'Big Love' just a big family
The women who play the wives on the drama about polygamy say it's not about sex.
By ASSOCIATED PRESS
Published May 7, 2006
NEW YORK - There was something about playing the three wives on Big Love, HBO's polygamy drama, that made three actors answer "I do," "I do," "I do."
"I was really shocked at myself for signing on without knowing where it was going to go, or much of anything else," says Chloe Sevigny, who co-stars with Jeanne Tripplehorn and Ginnifer Goodwin in this unconventionally devout series (following The Sopranos on Sunday nights at 10).
"But after reading the pilot, I was so moved by it," she said during a recent interview with her two fellow actors/wives. "And I was fascinated by my character" - Nicki, the sulky middle wife of Salt Lake City merchant and father of seven Bill Henrickson, played by Bill Paxton.
"I got the call about the show when I was in my car," says Sevigny. "I went and picked up the script at the agency and read it in the parking lot. I had the meeting the same day, and we pretty much signed the deal."
"I had months of auditioning," recalls Goodwin, who was vying for the role of the excitable, childish third wife, Margene. "They gave me a love scene to do as my screen test. I went into a conference room with, like, 25 execs and a camcorder, and Bill and I were seated in two armchairs.
"I thought, 'How on Earth am I going to do a love scene? I'm going to have to sit with him!' So I crawled over, and I kind of feel like we made out. Then, afterward, I had to leave the room to gather myself. Out in the hall, I thought, 'What was I doing?!'
"I was pulling out of the driveway on the phone with my agent, saying, 'I blew it. I made out with a stranger, and I think I must have upset him.' "
Then another call came in: "Welcome to Big Love!"
"I'd really been wanting to do a television series," says Tripplehorn. "But I don't like legal dramas. I don't like medical dramas. I was looking for a comedy."
Before accepting the part of Barb - Henrickson's wife of 17 years and the matriarchal focus for the whole family - she initially wavered.

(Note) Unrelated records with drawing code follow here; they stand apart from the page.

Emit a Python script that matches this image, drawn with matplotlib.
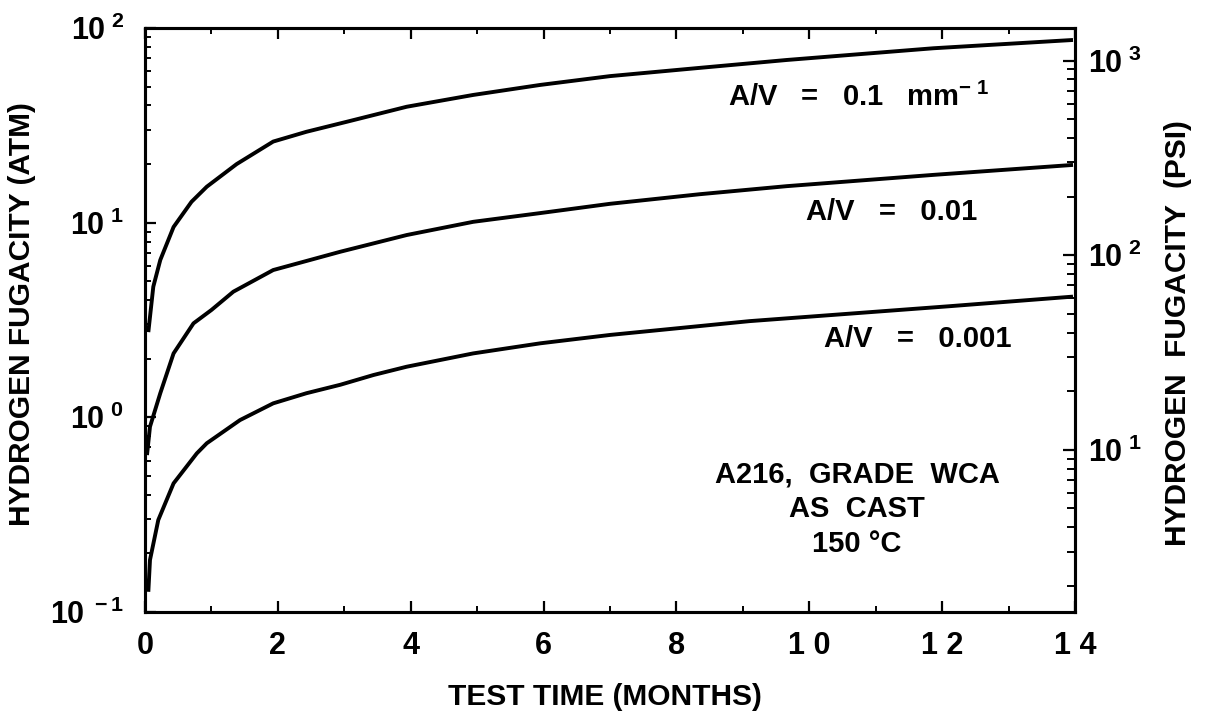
"""Hydrogen fugacity vs test time for A216 grade WCA (as cast, 150 C)."""

import matplotlib

matplotlib.use("Agg")
from matplotlib import pyplot as plt  # noqa: E402
from matplotlib.ticker import FixedLocator, MultipleLocator, LogLocator, NullFormatter  # noqa: E402

plt.rcParams["font.family"] = ["Liberation Sans", "DejaVu Sans"]
plt.rcParams["font.weight"] = "bold"
plt.rcParams["axes.labelweight"] = "bold"
plt.rcParams["mathtext.fontset"] = "custom"
plt.rcParams["mathtext.rm"] = "Liberation Sans:bold"
plt.rcParams["mathtext.it"] = "Liberation Sans:bold"
plt.rcParams["mathtext.bf"] = "Liberation Sans:bold"
plt.rcParams["mathtext.default"] = "rm"

ATM_TO_PSI = 14.696

# months, fugacity in atm
av_01_months = [0.05, 0.125, 0.23, 0.43, 0.70, 0.93, 1.38, 1.93, 2.43, 3.04,
                3.94, 4.94, 5.95, 7.0, 8.35, 9.66, 11.87, 13.97]
av_01_atm = [2.74, 4.69, 6.43, 9.5, 12.8, 15.3, 20.0, 26.1, 29.3, 33.0,
             39.4, 45.3, 51.0, 56.6, 62.4, 68.5, 78.7, 86.8]

av_001_months = [0.03, 0.075, 0.23, 0.43, 0.73, 1.0, 1.33, 1.93, 2.94, 3.94,
                 4.94, 5.95, 7.0, 8.35, 9.66, 11.87, 13.97]
av_001_atm = [0.64, 0.895, 1.33, 2.13, 3.04, 3.56, 4.42, 5.71, 7.09, 8.64,
              10.1, 11.2, 12.5, 14.0, 15.4, 17.6, 19.8]

av_0001_months = [0.05, 0.075, 0.2, 0.43, 0.78, 0.93, 1.43, 1.93, 2.43, 2.94,
                  3.44, 3.94, 4.94, 5.95, 7.0, 9.1, 12.1, 13.97]
av_0001_atm = [0.127, 0.185, 0.297, 0.458, 0.653, 0.736, 0.968, 1.18, 1.33, 1.47,
               1.65, 1.82, 2.13, 2.40, 2.65, 3.12, 3.72, 4.17]

x_ticks = [0, 2, 4, 6, 8, 10, 12, 14]
x_tick_labels = ["0", "2", "4", "6", "8", "1 0", "1 2", "1 4"]
atm_ticks = [0.1, 1, 10, 100]
atm_tick_labels = [r"10$^{\ -1}$", r"10$^{\ 0}$", r"10$^{\ 1}$", r"10$^{\ 2}$"]
psi_ticks = [10, 100, 1000]
psi_tick_labels = [r"10$^{\ 1}$", r"10$^{\ 2}$", r"10$^{\ 3}$"]

W, H = 1213, 717
AX_L, AX_R, AX_T, AX_B = 145, 1075, 28, 612


def px(x, y):
    """Pixel position in the reference -> axes fraction."""
    return (x - AX_L) / (AX_R - AX_L), (AX_B - y) / (AX_B - AX_T)


fig = plt.figure(figsize=(W / 100, H / 100), dpi=100)
ax = fig.add_axes([AX_L / W, 1 - AX_B / H, (AX_R - AX_L) / W, (AX_B - AX_T) / H])

line_kw = dict(color="black", linewidth=2.8, solid_capstyle="butt",
               solid_joinstyle="round")
ax.plot(av_01_months, av_01_atm, **line_kw)
ax.plot(av_001_months, av_001_atm, **line_kw)
ax.plot(av_0001_months, av_0001_atm, **line_kw)

ax.set_yscale("log")
ax.set_xlim(0, 14)
ax.set_ylim(0.1, 100)

ax.xaxis.set_major_locator(FixedLocator(x_ticks))
ax.set_xticklabels(x_tick_labels)
ax.xaxis.set_minor_locator(MultipleLocator(1))
ax.set_yticks(atm_ticks)
ax.set_yticklabels(atm_tick_labels)
ax.yaxis.set_minor_locator(LogLocator(base=10, subs=range(2, 10)))
ax.yaxis.set_minor_formatter(NullFormatter())

ax.tick_params(axis="both", which="major", direction="in", length=8, width=1.6,
               labelsize=22, top=True, right=False)
ax.tick_params(axis="both", which="minor", direction="in", length=4.5, width=1.4,
               top=True, right=False)
ax.tick_params(axis="x", which="major", pad=14)
ax.tick_params(axis="y", which="major", pad=15)

for spine in ax.spines.values():
    spine.set_linewidth(2.2)

ax2 = ax.twinx()
ax2.set_yscale("log")
ax2.set_ylim(0.1 * ATM_TO_PSI, 100 * ATM_TO_PSI)
ax2.set_yticks(psi_ticks)
ax2.set_yticklabels(psi_tick_labels)
ax2.yaxis.set_minor_locator(LogLocator(base=10, subs=range(2, 10)))
ax2.yaxis.set_minor_formatter(NullFormatter())
ax2.tick_params(axis="y", which="major", direction="in", length=9, width=1.6,
                labelsize=22, pad=9)
ax2.tick_params(axis="y", which="minor", direction="in", length=5.5, width=1.4)
for spine in ax2.spines.values():
    spine.set_linewidth(2.2)

ax.set_xlabel("TEST TIME (MONTHS)", fontsize=21.5, va="center")
ax.xaxis.set_label_coords(*px(605, 697))
ax.set_ylabel("HYDROGEN FUGACITY (ATM)", fontsize=21.5, va="center")
ax.yaxis.set_label_coords(*px(22, 314))
ax2.set_ylabel("HYDROGEN  FUGACITY  (PSI)", fontsize=21.5, va="center")
ax2.yaxis.set_label_coords(*px(1178, 333))

ax.text(*px(990, 97), r"A/V   =   0.1   mm$^{-\ 1}$", transform=ax.transAxes,
        fontsize=21, ha="right", va="center")
ax.text(*px(977, 212), "A/V   =   0.01", transform=ax.transAxes, fontsize=21,
        ha="right", va="center")
ax.text(*px(1012, 339), "A/V   =   0.001", transform=ax.transAxes, fontsize=21,
        ha="right", va="center")
ax.text(*px(857, 509), "A216,  GRADE  WCA\nAS  CAST\n150 °C", transform=ax.transAxes,
        fontsize=21, ha="center", va="center", multialignment="center",
        linespacing=1.3)

fig.savefig("out.png", dpi=100)
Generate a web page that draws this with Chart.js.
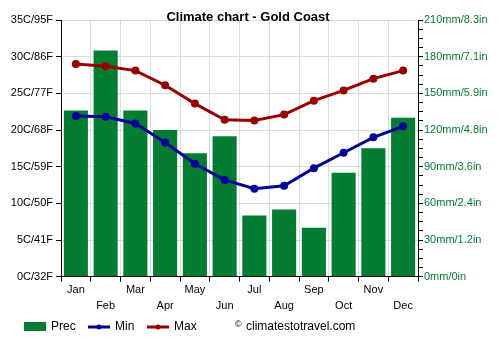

"I went through all sorts of emotions: 'I don't think I'm right.' 'Everyone is really nice.' " But she trusted the script. "The family situation was handled with such dignity and intelligence and class."
"Polygamy is just the backdrop," says Goodwin, noting the Henricksons' overwhelmingly righteous lifestyle in their three adjoining suburban tract homes. The fact is, Big Love seldom turns out to be what you expect.